Data visualization is the graphical representation of data that is used to communicate information and insights to stakeholders. Data visualization is an essential component of Exploratory Data Analysis (EDA) as it helps to identify patterns and trends in the data that may not be evident from the raw data alone.

Visualizing data allows data mining professionals to explore the relationships between variables, identify outliers, and understand the distribution of values in the data. This helps analysts gain a deeper understanding of the data that may not be apparent through other methods, such as numerical or statistical analysis. Also, data visualization helps to communicate complex information to key stakeholders and partners in an easily understandable and visually appealing way.

Many different types of data visualizations can be used in EDA in data mining, including scatter plots, histograms, box plots, and heat maps. Each type of visualization is used to convey different types of information and is suitable for different types of data. For example, scatter plots are used to visualize the relationship between two continuous variables, while histograms are used to visualize the distribution of a single variable.

overview of data visualization

Handling Outliers in Data

Outliers are data points that are significantly different from the rest of the data. They can occur due to measurement errors, data entry errors, or simply because of natural variability in the data. Outliers can be problematic in EDA because they can skew the analysis results and lead to inaccurate insights.

One common approach to handling outliers is to remove them from the dataset. However, this approach should be used cautiously, as removing outliers can also remove valuable information from the dataset. Another approach is to transform the data, making outliers less extreme. For example, the log transformation is commonly used to handle data with a large range of values. Alternatively, they can be analyzed separately from the rest of the data. This approach can help to identify unique patterns or trends that may be present in the outliers.

Various techniques can be used to identify outliers, such as box plots, scatter plots, z-score, IQR, standard deviation, etc.

Handling Outliers in Data

Covariance & Correlation

Covariance and correlation are two statistical concepts commonly used in EDA to understand the relationships between variables in a dataset.

Covariance is a measure of the joint variability of two random variables. It is used to determine how two variables are related to each other. If the covariance is positive, then the two variables tend to increase or decrease together. If the covariance is negative, then the two variables tend to move in opposite directions.

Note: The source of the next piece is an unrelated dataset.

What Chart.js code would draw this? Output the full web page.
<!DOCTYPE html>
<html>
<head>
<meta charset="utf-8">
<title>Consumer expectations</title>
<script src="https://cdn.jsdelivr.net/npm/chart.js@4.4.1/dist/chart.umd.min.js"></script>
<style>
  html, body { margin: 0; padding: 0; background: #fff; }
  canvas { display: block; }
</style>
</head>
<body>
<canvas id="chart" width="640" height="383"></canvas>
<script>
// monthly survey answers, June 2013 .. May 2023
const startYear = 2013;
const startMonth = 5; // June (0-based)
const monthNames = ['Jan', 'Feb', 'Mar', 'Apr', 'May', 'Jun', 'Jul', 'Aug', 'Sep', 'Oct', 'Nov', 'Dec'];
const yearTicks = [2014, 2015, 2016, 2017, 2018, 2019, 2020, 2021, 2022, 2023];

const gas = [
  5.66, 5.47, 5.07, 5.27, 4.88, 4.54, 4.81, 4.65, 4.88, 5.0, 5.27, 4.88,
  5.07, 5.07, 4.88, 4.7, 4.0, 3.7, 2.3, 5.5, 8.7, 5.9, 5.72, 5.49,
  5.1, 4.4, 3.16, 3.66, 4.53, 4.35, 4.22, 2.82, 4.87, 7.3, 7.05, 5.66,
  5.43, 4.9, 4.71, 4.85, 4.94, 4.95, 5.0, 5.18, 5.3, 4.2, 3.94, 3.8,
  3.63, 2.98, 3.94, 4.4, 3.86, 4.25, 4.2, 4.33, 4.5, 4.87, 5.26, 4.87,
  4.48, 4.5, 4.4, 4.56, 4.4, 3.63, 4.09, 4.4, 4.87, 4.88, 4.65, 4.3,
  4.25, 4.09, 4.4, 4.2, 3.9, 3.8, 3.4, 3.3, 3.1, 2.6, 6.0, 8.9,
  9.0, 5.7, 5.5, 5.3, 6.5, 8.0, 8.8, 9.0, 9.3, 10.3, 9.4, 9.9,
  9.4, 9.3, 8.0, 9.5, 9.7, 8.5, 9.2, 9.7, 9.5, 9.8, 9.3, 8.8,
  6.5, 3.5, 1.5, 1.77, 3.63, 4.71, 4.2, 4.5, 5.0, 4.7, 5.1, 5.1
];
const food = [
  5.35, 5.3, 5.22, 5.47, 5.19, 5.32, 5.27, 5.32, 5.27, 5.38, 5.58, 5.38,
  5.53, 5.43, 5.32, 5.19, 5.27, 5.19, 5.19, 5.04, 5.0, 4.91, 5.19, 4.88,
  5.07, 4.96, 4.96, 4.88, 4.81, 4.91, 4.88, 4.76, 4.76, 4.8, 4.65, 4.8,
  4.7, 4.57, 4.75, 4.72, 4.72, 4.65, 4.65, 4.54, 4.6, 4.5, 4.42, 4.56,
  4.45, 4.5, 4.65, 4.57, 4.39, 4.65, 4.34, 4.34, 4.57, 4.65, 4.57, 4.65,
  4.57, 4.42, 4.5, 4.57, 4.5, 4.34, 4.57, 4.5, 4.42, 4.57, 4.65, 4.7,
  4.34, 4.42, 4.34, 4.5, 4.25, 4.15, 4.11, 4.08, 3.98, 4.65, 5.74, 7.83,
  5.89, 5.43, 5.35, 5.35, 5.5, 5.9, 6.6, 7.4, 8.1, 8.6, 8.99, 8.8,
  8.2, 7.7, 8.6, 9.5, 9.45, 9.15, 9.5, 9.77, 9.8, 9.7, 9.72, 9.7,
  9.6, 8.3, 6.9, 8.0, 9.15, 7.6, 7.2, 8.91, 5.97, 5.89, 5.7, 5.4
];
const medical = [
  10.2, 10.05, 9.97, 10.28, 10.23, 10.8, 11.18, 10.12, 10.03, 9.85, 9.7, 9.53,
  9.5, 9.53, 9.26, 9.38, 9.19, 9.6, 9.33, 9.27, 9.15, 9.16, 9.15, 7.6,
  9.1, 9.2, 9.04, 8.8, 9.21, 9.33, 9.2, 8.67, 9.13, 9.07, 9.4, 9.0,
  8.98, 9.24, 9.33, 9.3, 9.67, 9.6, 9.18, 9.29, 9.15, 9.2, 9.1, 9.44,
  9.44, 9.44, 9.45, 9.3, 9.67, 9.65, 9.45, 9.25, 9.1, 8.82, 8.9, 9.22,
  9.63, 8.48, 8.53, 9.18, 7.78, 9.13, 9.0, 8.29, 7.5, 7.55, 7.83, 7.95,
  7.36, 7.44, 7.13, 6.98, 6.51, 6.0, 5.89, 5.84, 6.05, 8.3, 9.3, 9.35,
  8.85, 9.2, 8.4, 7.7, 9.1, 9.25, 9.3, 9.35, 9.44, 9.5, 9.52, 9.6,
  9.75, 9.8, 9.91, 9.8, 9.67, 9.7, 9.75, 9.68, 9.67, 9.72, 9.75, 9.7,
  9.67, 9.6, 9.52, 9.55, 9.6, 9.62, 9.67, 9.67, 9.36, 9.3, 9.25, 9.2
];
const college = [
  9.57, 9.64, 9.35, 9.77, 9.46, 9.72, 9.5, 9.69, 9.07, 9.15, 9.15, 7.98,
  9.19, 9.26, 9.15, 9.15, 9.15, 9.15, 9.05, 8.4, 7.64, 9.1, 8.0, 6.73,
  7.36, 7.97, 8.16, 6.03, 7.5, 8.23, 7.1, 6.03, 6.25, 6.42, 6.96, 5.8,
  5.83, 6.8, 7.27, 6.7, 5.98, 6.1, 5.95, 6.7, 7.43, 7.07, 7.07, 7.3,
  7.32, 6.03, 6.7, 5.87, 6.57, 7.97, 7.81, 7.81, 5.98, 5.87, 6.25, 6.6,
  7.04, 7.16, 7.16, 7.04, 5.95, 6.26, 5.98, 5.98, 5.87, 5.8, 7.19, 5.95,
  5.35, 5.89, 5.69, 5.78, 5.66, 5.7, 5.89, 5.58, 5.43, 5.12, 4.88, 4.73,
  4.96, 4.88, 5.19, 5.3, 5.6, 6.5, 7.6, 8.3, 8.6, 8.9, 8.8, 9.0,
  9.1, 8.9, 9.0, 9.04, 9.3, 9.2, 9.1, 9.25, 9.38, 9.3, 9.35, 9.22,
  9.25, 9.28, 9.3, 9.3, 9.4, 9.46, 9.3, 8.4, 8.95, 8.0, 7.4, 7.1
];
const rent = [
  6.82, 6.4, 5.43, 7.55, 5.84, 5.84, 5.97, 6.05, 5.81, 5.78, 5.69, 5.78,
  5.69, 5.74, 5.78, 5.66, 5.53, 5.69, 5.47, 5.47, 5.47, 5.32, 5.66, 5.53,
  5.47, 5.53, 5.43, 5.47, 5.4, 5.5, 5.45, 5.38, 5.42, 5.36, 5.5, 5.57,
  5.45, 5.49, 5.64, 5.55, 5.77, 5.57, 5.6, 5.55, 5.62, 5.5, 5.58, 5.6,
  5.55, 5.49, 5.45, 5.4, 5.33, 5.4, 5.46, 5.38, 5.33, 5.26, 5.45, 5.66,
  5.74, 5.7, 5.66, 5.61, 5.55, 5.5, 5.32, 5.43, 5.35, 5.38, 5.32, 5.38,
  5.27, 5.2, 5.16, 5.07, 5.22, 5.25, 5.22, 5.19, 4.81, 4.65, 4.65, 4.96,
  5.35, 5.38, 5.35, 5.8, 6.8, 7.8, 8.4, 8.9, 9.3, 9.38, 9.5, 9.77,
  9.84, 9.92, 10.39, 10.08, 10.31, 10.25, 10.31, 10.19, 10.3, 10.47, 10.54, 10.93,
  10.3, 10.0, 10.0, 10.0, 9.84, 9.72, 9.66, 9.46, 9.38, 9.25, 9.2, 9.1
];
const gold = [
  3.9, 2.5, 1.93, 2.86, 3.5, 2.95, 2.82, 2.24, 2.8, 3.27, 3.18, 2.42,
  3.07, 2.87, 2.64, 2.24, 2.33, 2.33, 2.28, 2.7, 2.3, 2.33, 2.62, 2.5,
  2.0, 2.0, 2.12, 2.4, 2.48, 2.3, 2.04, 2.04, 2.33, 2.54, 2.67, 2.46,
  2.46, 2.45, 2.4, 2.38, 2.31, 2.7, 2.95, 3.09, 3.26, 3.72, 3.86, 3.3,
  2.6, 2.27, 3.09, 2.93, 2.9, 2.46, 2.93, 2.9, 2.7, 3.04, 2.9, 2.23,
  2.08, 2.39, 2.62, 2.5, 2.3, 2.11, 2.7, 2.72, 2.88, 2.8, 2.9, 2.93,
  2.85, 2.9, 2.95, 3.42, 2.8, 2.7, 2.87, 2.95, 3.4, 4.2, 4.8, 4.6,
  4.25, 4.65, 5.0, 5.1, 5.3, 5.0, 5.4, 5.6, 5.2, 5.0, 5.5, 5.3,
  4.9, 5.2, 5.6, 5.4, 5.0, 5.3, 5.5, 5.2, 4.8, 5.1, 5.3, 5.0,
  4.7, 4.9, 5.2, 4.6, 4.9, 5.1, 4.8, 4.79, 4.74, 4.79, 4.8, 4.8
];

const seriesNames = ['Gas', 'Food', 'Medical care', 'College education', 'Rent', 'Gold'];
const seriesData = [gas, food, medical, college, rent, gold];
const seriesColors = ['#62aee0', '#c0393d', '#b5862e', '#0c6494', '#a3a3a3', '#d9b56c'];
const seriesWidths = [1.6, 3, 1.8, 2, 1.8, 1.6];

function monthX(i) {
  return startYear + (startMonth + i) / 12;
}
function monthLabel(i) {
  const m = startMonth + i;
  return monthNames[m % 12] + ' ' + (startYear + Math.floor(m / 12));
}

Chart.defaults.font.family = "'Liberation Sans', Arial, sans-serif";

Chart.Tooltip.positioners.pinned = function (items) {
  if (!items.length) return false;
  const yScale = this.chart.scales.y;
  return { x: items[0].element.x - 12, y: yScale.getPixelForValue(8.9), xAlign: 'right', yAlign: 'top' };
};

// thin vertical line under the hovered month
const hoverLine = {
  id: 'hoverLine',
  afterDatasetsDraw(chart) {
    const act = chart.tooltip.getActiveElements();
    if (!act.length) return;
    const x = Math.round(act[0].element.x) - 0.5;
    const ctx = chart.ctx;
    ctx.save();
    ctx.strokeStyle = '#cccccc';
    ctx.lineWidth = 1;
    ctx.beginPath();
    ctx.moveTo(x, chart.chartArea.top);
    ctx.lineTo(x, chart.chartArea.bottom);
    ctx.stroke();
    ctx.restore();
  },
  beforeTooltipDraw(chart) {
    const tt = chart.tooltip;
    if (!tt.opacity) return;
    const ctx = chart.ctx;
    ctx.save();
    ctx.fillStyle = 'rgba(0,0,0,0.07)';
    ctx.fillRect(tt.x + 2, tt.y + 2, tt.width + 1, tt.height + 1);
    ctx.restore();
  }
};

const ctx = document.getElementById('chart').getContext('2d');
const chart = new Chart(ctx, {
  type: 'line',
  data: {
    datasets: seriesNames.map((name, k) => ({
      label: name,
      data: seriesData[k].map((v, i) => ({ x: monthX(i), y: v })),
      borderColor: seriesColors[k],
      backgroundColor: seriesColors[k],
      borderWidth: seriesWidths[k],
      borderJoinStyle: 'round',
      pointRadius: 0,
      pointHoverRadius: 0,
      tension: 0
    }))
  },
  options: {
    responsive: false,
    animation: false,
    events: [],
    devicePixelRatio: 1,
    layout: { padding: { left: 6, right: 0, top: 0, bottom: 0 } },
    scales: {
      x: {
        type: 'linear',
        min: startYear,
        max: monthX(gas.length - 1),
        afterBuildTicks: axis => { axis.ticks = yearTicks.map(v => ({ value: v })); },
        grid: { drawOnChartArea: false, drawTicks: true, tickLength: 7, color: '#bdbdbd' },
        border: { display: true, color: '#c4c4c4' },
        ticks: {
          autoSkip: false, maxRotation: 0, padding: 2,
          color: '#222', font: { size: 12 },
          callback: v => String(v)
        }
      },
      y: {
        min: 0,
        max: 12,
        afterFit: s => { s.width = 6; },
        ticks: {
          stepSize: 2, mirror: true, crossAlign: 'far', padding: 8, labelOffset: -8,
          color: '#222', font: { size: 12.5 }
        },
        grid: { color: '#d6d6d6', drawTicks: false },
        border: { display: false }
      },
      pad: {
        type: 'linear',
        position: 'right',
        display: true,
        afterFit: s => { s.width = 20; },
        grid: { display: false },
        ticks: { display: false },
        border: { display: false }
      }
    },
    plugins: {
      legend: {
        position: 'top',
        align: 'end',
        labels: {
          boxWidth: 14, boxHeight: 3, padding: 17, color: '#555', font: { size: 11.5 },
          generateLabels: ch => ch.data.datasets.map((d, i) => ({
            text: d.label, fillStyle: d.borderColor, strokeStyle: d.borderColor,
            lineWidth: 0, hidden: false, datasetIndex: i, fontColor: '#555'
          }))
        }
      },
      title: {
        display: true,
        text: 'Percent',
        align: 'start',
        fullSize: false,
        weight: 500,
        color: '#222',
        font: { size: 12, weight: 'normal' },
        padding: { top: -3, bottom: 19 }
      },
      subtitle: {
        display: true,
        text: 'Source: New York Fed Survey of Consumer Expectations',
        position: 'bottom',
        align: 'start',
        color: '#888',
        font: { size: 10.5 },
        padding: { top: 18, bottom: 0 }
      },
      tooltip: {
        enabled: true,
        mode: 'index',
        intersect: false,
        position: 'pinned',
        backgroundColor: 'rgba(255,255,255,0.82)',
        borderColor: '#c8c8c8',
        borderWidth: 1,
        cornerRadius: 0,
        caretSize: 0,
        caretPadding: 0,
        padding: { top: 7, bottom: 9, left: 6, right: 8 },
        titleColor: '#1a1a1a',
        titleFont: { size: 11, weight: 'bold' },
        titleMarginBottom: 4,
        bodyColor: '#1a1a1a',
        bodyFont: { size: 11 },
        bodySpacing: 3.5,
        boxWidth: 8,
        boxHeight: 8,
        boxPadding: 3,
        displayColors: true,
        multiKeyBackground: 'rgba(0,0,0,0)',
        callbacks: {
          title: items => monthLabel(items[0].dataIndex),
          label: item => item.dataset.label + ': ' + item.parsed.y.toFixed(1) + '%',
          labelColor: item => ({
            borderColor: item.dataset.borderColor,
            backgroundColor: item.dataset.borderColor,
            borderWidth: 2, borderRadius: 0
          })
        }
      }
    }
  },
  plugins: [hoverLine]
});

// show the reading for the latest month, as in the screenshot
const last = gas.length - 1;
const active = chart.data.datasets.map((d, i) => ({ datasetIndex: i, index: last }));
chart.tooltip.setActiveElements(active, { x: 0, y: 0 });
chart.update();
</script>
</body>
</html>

Correlation is a standardized version of covariance that measures the strength and direction of the relationship between two variables. It ranges from: 1 to +1, where: 1 indicates a perfectly negative correlation, 0 indicates no correlation, and +1 indicates a perfectly positive correlation. Correlation is used to determine the degree to which two variables are related to each other.

In EDA, covariance and correlation are used to identify relationships between variables in a dataset. For example, if a dataset contains information on people's age and income, we could use covariance or correlation to determine if there is a relationship between these two variables. If there is a positive correlation, we could conclude that their income increases as people age. If there is a negative correlation, we could conclude that their income decreases as people age. Covariance and correlation can also identify redundant or highly correlated variables. This can be important in feature selection, where we want to select only the most relevant features for the prediction task.

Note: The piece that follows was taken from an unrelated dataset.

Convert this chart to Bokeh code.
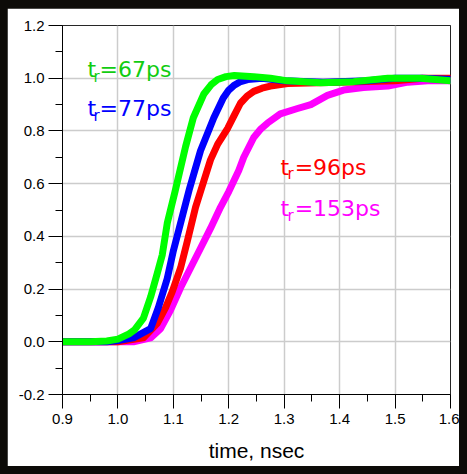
from bokeh.plotting import figure
from bokeh.models import Range1d, FixedTicker, NumeralTickFormatter, Label
from bokeh.embed import file_html
from bokeh.resources import INLINE

# ---- data ----
green_x = [0.90, 0.95, 0.98, 1.00, 1.02, 1.03, 1.046, 1.059, 1.071, 1.080, 1.089, 1.103, 1.122, 1.136, 1.155, 1.168, 1.180, 1.195, 1.210, 1.245, 1.275, 1.306, 1.366, 1.425, 1.487, 1.546, 1.60]
green_y = [0.0, 0.0, 0.003, 0.01, 0.03, 0.045, 0.09, 0.17, 0.26, 0.33, 0.45, 0.57, 0.74, 0.85, 0.94, 0.975, 0.995, 1.006, 1.01, 1.006, 1.0, 0.99, 0.983, 0.987, 1.0, 1.0, 0.99]

blue_x = [0.90, 0.98, 1.00, 1.028, 1.059, 1.073, 1.089, 1.100, 1.113, 1.129, 1.149, 1.173, 1.190, 1.200, 1.209, 1.220, 1.234, 1.260, 1.300, 1.370, 1.450, 1.500, 1.550, 1.60]
blue_y = [0.0, 0.0, 0.005, 0.015, 0.05, 0.13, 0.24, 0.345, 0.45, 0.58, 0.725, 0.85, 0.925, 0.955, 0.972, 0.986, 0.995, 1.0, 0.99, 0.985, 0.99, 1.0, 1.0, 0.995]

red_x = [0.90, 1.00, 1.046, 1.071, 1.086, 1.098, 1.113, 1.125, 1.140, 1.149, 1.167, 1.180, 1.198, 1.210, 1.221, 1.233, 1.245, 1.260, 1.275, 1.306, 1.400, 1.500, 1.550, 1.60]
red_y = [0.0, 0.0, 0.015, 0.07, 0.13, 0.19, 0.28, 0.38, 0.51, 0.57, 0.69, 0.75, 0.81, 0.86, 0.905, 0.932, 0.95, 0.962, 0.97, 0.98, 0.985, 0.99, 1.0, 1.0]

mag_x = [0.90, 0.95, 1.028, 1.059, 1.077, 1.095, 1.113, 1.131, 1.149, 1.167, 1.185, 1.200, 1.218, 1.227, 1.245, 1.258, 1.270, 1.293, 1.324, 1.348, 1.378, 1.407, 1.443, 1.487, 1.523, 1.559, 1.60]
mag_y = [0.0, 0.0, 0.0, 0.015, 0.05, 0.12, 0.205, 0.28, 0.355, 0.43, 0.51, 0.57, 0.65, 0.70, 0.775, 0.808, 0.83, 0.865, 0.885, 0.90, 0.935, 0.955, 0.965, 0.97, 0.985, 0.99, 0.99]

x_ticks = [0.9, 1.0, 1.1, 1.2, 1.3, 1.4, 1.5, 1.6]
x_minor = [0.95, 1.05, 1.15, 1.25, 1.35, 1.45, 1.55]
y_ticks = [-0.2, 0.0, 0.2, 0.4, 0.6, 0.8, 1.0, 1.2]
y_minor = [-0.1, 0.1, 0.3, 0.5, 0.7, 0.9, 1.1]

labels_main = ["=67ps", "=77ps", "=96ps", "=153ps"]
x_label = "time, nsec"

p = figure(width=452, height=458, output_backend="svg", toolbar_location=None,
           x_range=Range1d(0.9, 1.6), y_range=Range1d(-0.2, 1.2),
           min_border_left=55, min_border_right=9, min_border_top=17, min_border_bottom=72,
           background_fill_color="white", border_fill_color="white",
           margin=(8, 0, 0, 7))

p.outline_line_color = "black"
p.outline_line_alpha = 0.8

p.xaxis.ticker = FixedTicker(ticks=x_ticks, minor_ticks=x_minor)
p.yaxis.ticker = FixedTicker(ticks=y_ticks, minor_ticks=y_minor)
p.xaxis.formatter = NumeralTickFormatter(format="0.0")
p.yaxis.formatter = NumeralTickFormatter(format="0.0")
for ax in (p.xaxis, p.yaxis):
    ax.axis_line_color = "black"
    ax.major_tick_line_color = "black"
    ax.minor_tick_line_color = "black"
    ax.major_tick_out = 14
    ax.major_tick_in = 0
    ax.minor_tick_out = 7
    ax.minor_tick_in = 0
    ax.major_label_text_font = "Liberation Sans"
    ax.major_label_text_font_size = "15px"
    ax.major_label_text_color = "black"
p.yaxis.major_label_standoff = 4
p.xaxis.major_label_standoff = 5
p.xaxis.axis_label = x_label
p.xaxis.axis_label_text_font = "Liberation Sans"
p.xaxis.axis_label_text_font_size = "21px"
p.xaxis.axis_label_text_font_style = "normal"
p.xaxis.axis_label_text_color = "black"
p.xaxis.axis_label_standoff = 12

p.xgrid.grid_line_color = "#cccccc"
p.ygrid.grid_line_color = "#cccccc"
p.xgrid.grid_line_width = 1.5
p.ygrid.grid_line_width = 1.5

lw = 7
p.line(mag_x, mag_y, line_color="#ff00ff", line_width=lw, line_join="round", line_cap="round")
p.line(red_x, red_y, line_color="#ff0000", line_width=lw, line_join="round", line_cap="round")
p.line(blue_x, blue_y, line_color="#0000ff", line_width=lw, line_join="round", line_cap="round")
p.line(green_x, green_y, line_color="#00ff00", line_width=lw, line_join="round", line_cap="round")

# annotation positions (data units): t, subscript r, rest
ann = [
    (0.9451, 1.0323, 0.9560, 1.0038, 0.9668, "#11cc11", labels_main[0]),
    (0.9451, 0.8843, 0.9560, 0.8558, 0.9668, "#0000ff", labels_main[1]),
    (1.2935, 0.6622, 1.3061, 0.6357, 1.3188, "#ff0000", labels_main[2]),
    (1.2935, 0.5047, 1.3061, 0.4782, 1.3188, "#ff00ff", labels_main[3]),
]
font = "DejaVu Sans"
for tx, ty, rx, ry, ex, col, txt in ann:
    p.add_layout(Label(x=tx, y=ty, text="t", text_color=col, text_font=font,
                       text_font_size="22px", text_baseline="alphabetic", text_align="left"))
    p.add_layout(Label(x=rx, y=ry, text="r", text_color=col, text_font=font,
                       text_font_size="15px", text_baseline="alphabetic", text_align="left"))
    p.add_layout(Label(x=ex, y=ty, text=txt, text_color=col, text_font=font,
                       text_font_size="22px", text_baseline="alphabetic", text_align="left"))

html = file_html(p, INLINE)
style = "<style>html,body{margin:0 !important;padding:0 !important;background:#0d0b08 !important;overflow:hidden;}</style>"
html = html.replace("</head>", style + "</head>", 1)
open("out.html", "w").write(html)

Covariance & Correlation in EDA

Data Transformation

Data transformation is the process of converting, transforming, or manipulating data to improve its quality or make it easier to analyze. It is used in EDA in data mining to prepare data for analysis and to ensure that it meets the assumptions of statistical models.

There are several common types of data transformation, such as scaling, encoding, and log transformations. Scaling is used to adjust the range of values in the data to a common scale, making it easier to compare across variables. Encoding converts categorical variables into numerical values that can be used in statistical models. Log transformations adjust the data distribution to a more normal shape, making it easier to use in statistical models that assume normality.

Data transformation is an important step in EDA in data mining because it can improve the accuracy and reliability of the analysis. Additionally, data transformation can reveal patterns and relationships in the data that were not apparent before.

One Hot Encoding

One hot encoding is a technique used in EDA in data mining to convert nominal categorical variables into a numerical format that can be used in statistical models. It creates binary variables for each category, where a value of 1 indicates that the observation belongs to that category, and a value of 0 indicates that it does not.

One hot encoding is used because many statistical and ML models require numerical data for analysis and processing. Categorical variables, such as color or country, are not numerical and cannot be used directly in many models. One hot encoding allows these variables to be transformed into numerical variables that can be used in statistical models. For example, suppose we have a dataset that includes a categorical variable for "fruit type" with values of "apple", "banana", and "orange". One hot encoding would create three binary variables for each fruit type, where a value of 1 indicates that the observation belongs to that category, and a value of 0 indicates that it does not. These new variables could further be used in statistical or ML models.

one hot encoding

Ordinal Encoding

Ordinal encoding is a technique used to convert ordinal categorical variables which contain an inherent order, such as "low", "medium", and "high", into numerical variables. It assigns a numerical value to each category based on its order, with a higher number indicating a higher rank.

Ordinal encoding is used in EDA because it preserves the order of the categories, which can be important in many statistical models. For example, suppose we have a dataset that includes an ordinal categorical variable for "education level" with values of "high school", "B.Tech.", "Master’s degree" and "Ph.D.". Ordinal encoding would assign a numerical value to each category based on its rank, with "high school" being 1, "B.Tech." being 2, "Master’s degree" being 3, and "Ph.D." being 4.

ordinal encoding

Conclusion

  • EDA in data mining is an important technique that allows us to gain insight into our data, identify patterns and relationships, and make informed decisions.
  • By following a structured process that involves collecting, cleaning, analyzing, visualizing, and transforming data, we can effectively prepare our data for use in statistical models and predictive analytics.
  • EDA in data mining helps us to identify outliers, understand the distribution of our data, and determine the best methods for data transformation and encoding, ultimately leading to more accurate and meaningful results.